Ideal for those who prefer stability in their energy bills.
No benefit if energy prices drop.
Some fixed contracts have early exit fees.
Less flexibility to switch suppliers mid-contract.
Variable Energy Tariffs
Can benefit from price reductions if the energy market falls.
More flexibility – no long-term commitment or exit fees.
Good for those who are comfortable with price fluctuations. Bills can increase if energy prices rise.
Harder to budget due to unpredictable costs.
Subject to government price cap changes.
How to Choose Between a Fixed or Variable Tariff
Deciding between a fixed or variable energy tariff depends on your financial situation, risk tolerance, and energy usage.
Choose a Fixed Tariff If:
You want price stability and predictable bills.
You prefer long-term security against price hikes.
You’re comfortable committing to a contract (often with exit fees).
You use a lot of energy and want protection against potential cost increases.
Choose a Variable Tariff If:
You’re willing to take risks in exchange for potential savings.
You want flexibility to switch suppliers without penalties.
You expect energy prices to decrease in the near future.
You are comfortable with fluctuations in your monthly bills.
Alternatives to Fixed and Variable Tariffs
Besides standard fixed and variable tariffs, some suppliers offer hybrid or specialist tariffs:
Green Energy Tariffs: Tied to renewable energy sources, offering eco-friendly benefits.
Time-of-Use Tariffs: Prices change based on peak and off-peak energy usage.
Tracker Tariffs: These follow wholesale prices, offering variable rates without the standard variable tariff risks.
FAQs About Fixed and Variable Energy Tariffs
1. What Happens When a Fixed Tariff Ends?
Once your fixed-term contract ends, you’ll automatically be moved onto your supplier’s standard variable tariff (SVT) unless you switch to a new deal. SVTs are often more expensive, so it’s a good idea to compare options before your contract expires.
2. Can I Switch from a Fixed Tariff to a Variable One?
Yes, but some fixed tariffs come with exit fees if you switch before your contract ends. Check your supplier’s terms before making a move.
3. Are Fixed Tariffs Always Cheaper?
Not necessarily. Fixed tariffs offer price stability but may be more expensive than variable tariffs when energy prices are falling. It’s important to compare rates before locking into a fixed contract.
4. Do Variable Tariffs Have a Price Cap?
Yes, variable tariffs are subject to the Ofgem energy price cap, which limits how much suppliers can charge per unit of energy. However, this cap changes every three months, meaning your rates can still fluctuate.
5. Can I Get Out of a Fixed Tariff Early?
Most fixed energy contracts come with early exit fees, which can range from £20 to over £100 per fuel.
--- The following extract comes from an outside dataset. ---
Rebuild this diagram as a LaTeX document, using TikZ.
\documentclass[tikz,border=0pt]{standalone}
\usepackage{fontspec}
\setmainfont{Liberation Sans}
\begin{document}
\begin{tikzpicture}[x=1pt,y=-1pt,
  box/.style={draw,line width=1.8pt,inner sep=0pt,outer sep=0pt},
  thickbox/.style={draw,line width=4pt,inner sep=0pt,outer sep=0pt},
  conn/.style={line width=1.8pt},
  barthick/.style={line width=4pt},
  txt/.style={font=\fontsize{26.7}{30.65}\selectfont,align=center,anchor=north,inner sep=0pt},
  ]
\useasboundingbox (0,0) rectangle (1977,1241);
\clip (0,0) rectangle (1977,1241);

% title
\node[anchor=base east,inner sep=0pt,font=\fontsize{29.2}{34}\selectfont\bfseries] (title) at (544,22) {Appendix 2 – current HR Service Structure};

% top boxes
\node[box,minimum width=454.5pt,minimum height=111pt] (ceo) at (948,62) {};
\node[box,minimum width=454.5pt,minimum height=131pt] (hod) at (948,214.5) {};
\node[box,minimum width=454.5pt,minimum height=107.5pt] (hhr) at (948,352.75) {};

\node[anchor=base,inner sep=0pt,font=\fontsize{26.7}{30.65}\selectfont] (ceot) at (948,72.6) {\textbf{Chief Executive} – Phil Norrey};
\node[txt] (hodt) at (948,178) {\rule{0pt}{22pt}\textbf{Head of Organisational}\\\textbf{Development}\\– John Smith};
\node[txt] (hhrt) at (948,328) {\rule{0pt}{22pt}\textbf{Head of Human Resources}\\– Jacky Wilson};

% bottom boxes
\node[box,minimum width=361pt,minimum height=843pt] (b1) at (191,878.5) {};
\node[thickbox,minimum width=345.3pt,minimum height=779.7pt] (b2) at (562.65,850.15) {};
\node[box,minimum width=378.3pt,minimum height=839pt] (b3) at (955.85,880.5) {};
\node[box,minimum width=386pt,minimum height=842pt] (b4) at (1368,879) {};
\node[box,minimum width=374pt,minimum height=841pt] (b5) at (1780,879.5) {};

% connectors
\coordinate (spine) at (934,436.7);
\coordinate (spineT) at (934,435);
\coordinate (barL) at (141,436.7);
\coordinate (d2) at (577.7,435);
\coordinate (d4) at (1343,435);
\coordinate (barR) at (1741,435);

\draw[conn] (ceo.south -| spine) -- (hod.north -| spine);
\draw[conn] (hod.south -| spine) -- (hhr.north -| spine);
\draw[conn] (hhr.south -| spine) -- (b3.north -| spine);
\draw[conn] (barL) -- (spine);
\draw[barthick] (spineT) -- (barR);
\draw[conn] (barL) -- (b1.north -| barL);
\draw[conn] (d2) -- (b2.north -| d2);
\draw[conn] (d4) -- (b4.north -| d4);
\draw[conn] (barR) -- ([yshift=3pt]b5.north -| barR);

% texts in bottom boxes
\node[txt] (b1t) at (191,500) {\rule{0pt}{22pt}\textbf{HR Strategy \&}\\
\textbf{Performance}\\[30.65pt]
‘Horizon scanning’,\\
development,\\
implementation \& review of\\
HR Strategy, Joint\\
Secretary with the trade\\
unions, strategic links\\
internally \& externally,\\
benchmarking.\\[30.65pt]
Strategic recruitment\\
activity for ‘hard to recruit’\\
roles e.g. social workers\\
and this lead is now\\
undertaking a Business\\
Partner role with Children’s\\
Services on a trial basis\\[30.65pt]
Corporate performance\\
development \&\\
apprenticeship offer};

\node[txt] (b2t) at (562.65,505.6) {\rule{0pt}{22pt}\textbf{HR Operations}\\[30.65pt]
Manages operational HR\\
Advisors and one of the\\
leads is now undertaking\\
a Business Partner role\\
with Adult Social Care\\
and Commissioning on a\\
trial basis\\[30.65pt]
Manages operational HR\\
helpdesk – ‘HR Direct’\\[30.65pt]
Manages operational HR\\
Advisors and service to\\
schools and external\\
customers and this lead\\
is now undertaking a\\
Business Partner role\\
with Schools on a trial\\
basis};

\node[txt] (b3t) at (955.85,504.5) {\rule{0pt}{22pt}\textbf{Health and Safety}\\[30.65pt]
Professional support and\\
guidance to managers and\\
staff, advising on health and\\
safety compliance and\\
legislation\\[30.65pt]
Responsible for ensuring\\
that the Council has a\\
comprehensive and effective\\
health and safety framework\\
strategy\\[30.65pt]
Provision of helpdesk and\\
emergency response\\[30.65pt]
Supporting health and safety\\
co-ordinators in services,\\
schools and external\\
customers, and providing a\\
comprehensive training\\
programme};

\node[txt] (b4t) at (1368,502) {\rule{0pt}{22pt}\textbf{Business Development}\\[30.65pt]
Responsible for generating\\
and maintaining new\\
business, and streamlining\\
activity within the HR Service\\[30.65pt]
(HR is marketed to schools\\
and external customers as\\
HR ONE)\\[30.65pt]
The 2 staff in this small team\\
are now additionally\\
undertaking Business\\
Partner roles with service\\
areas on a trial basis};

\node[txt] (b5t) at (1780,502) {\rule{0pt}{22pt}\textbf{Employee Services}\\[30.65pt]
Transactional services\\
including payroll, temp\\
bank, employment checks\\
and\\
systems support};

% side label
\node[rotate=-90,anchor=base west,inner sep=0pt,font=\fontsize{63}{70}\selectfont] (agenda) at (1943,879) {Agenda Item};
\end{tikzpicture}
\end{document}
However, some suppliers allow penalty-free switching if your contract is nearing its end.
6. Which Tariff is Best for First-Time Homeowners?
If you’re a first-time homeowner, a fixed tariff may be preferable for stability, especially if you’re managing new expenses. However, if you’re comfortable monitoring energy prices, a variable tariff could provide potential savings.
Final Thoughts
Both fixed and variable energy tariffs have their advantages and drawbacks. A fixed tariff provides security against rising costs, while a variable tariff offers flexibility and potential savings if prices drop. The best choice depends on your financial situation, energy consumption, and how much risk you’re willing to take.
Before making a decision, compare deals from different energy providers and consider how long you’re comfortable committing to a tariff. If you’re unsure, using an energy comparison site can help you find the best rates available.
Next Steps
If you’re considering switching energy tariffs, it’s a good idea to:
Check your current supplier’s rates and terms.
Use an energy comparison site to find the best deals.
Consider whether locking in a rate now or waiting for potential market changes makes sense for you.
Taking a proactive approach to your energy tariff choice can help you save money and avoid unexpected costs in the long run.